The Swedish-led space instrument Particle Environment Package (PEP) is now ready to be sent to Jupiter and its icy moons. The Swedish Institute of Space Physics (IRF) is responsible for the instrument to which eleven countries contribute. Two of the six particle sensors are built at IRF in Kiruna. Credit: Airbus

The Swedish-led satellite instrument Particle Environment Package (PEP) will help researchers at the Swedish Institute of Space Physics (IRF) to understand how three of Jupiter's icy moons are affected by the particles around Jupiter and search for the pre-conditions for life. After 14 years of work, the instrument is ready to take its place on ESA's Jupiter spacecraft JUICE.

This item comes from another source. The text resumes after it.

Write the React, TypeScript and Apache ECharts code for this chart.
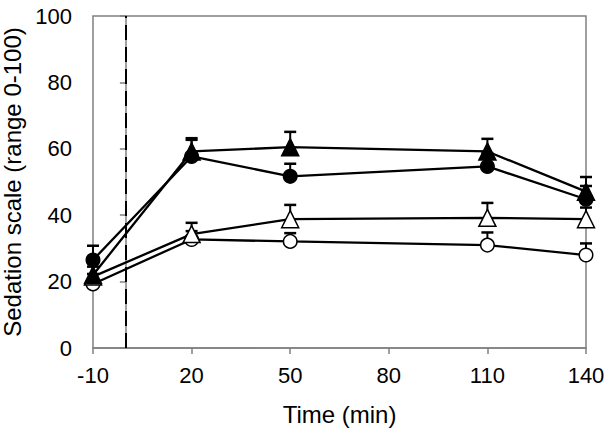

Prof. Stas Barbash is the principal investigator for the instrument Particle Environment Package (PEP) on board the European Space Agency's spacecraft JUICE (JUpiter ICy moons Explorer). The instrument is the most advanced that IRF has so far constructed and consists of six sensors, two of which have been developed and built at the IRF head office in Kiruna.

The instrument will measure particles around Jupiter and the three icy moons Europa, Callisto and Ganymede and thus contribute to the large puzzle that needs to be put together to understand the complex Jupiter system.

"Icy moons are the most exciting objects in the solar system to study. The dream would of course be to discover a small crack in the ice on the moon Europa through which water from the sea under the ice squirts out. Maybe it's a favorable environment for life under the ice? To fly through the cloud of steam, measure in it and succeed in identifying some kind of trace of life. That would of course be fantastic," says Stas Barabash.

One of the major challenges for the engineers and scientists who built PEP has been to develop sensors that can perform measurements in an environment that, due to Jupiter's enormous magnetic field, has the strongest radiation in the solar system.

"The radiation doses to which the instrument is exposed can be compared to being in the middle of a collapsed Chernobyl reactor for a short time. Sweden delivers an instrument that not only has to get to this extreme space , but also survive in it to provide researchers with unique data," says Stas Barabash.

For IRF, it is a unique situation that ESA has selected one country and one institute to deliver two of a total of ten instruments on JUICE. IRF's Uppsala office is responsible for the second instrument.

Eleven countries in Europe, the U.S. and Japan contribute to PEP. JUICE will be launched from French Guiana in June 2022 on board an Ariane-5 rocket. In 2033, the project will end with the spacecraft crashing on the surface of the Ganymede.